As we gather today with those we hold dear, let us give thanks to Almighty God for the many blessings we enjoy. United together as one people, in gratitude for the freedoms and prosperity that thrive across our land, we acknowledge God as the source of all good gifts. We ask Him for protection and wisdom and for opportunities this Thanksgiving to share with others some measure of what we have so providentially received.
NOW, THEREFORE, I, DONALD J. TRUMP, President of the United States of America, by virtue of the authority vested in me by the Constitution and the laws of the United States, do hereby proclaim Thursday, November 28, 2019, as a National Day of Thanksgiving. I encourage all Americans to gather, in homes and places of worship, to offer a prayer of thanks to God for our many blessings.

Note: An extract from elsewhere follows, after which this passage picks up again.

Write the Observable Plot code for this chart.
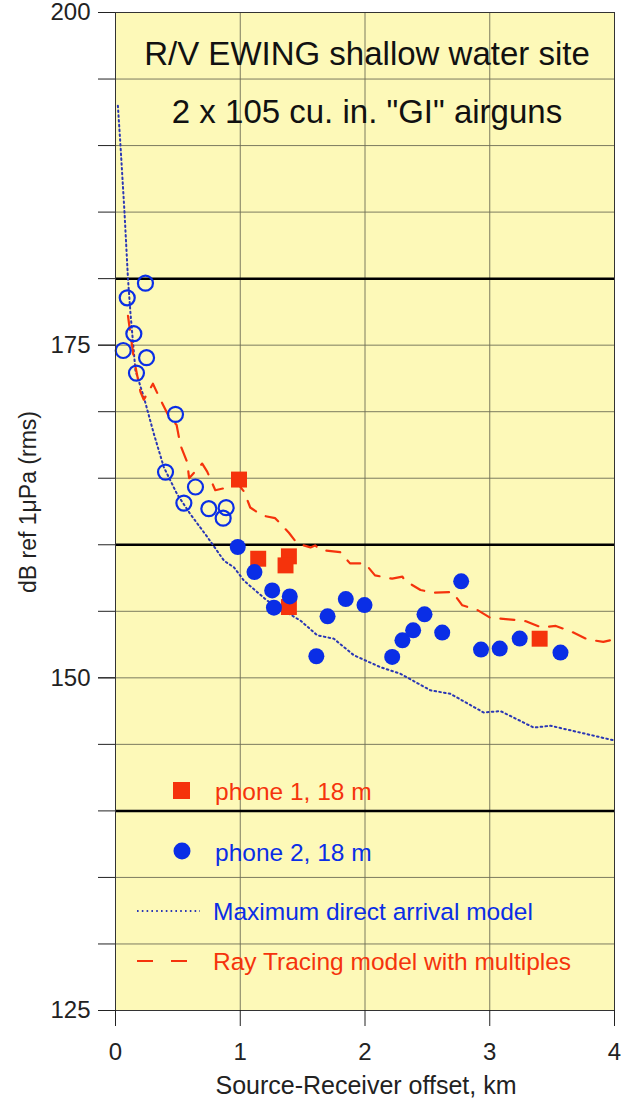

IN WITNESS WHEREOF, I have hereunto set my hand this
twenty-seventh day of November, in the year of our Lord two thousand nineteen, and of the Independence of the United States of America the two hundred and forty-fourth.
DONALD J. TRUMP
What a joy it is to see our Creator honored
with expressions of thanksgiving
from the highest levels of government.
But we’re living at a time right now
when our nation’s traditional Christian values
are being challenged and rejected.
And we don’t know which way future leaders will go.
So, it’s good to keep in mind the conditions
that the Apostles and early Christians lived under.
The heads of government were brutal Caesars.
Tiberius, Caligula, Claudius and Nero
were all pagan rulers, hostile to the Gospel message.
Yet, it was under such heads of government
that the Apostle Paul wrote
in his First Letter to Timothy,
1 TIMOTHY - CHAPTER TWO
1 I exhort therefore, first of all, that petitions, prayers, intercessions, and givings of thanks, be made for all men: 2 for kings and all who are in high places; that we may lead a tranquil and quiet life in all godliness and reverence.
So, the Lord calls on us to pray for
our government leaders—no matter who they are—
so that we may continue to lead peaceful,
quiet and godly Christian lives,
And he calls on us to continue to be thankful
for our blessings.
If we do that, we have the assurance
of the inner peace that comes from God,
regardless of the outward circumstances
Philippians 4:6 says,
"Do not be anxious about anything, but in every situation, by prayer and petition, with thanksgiving, present your requests to God. And the peace of God, which transcends all understanding, will guard your hearts and your minds in Christ Jesus."
God’s peace cannot be taken away from us.
And we can all be truly thankful for that.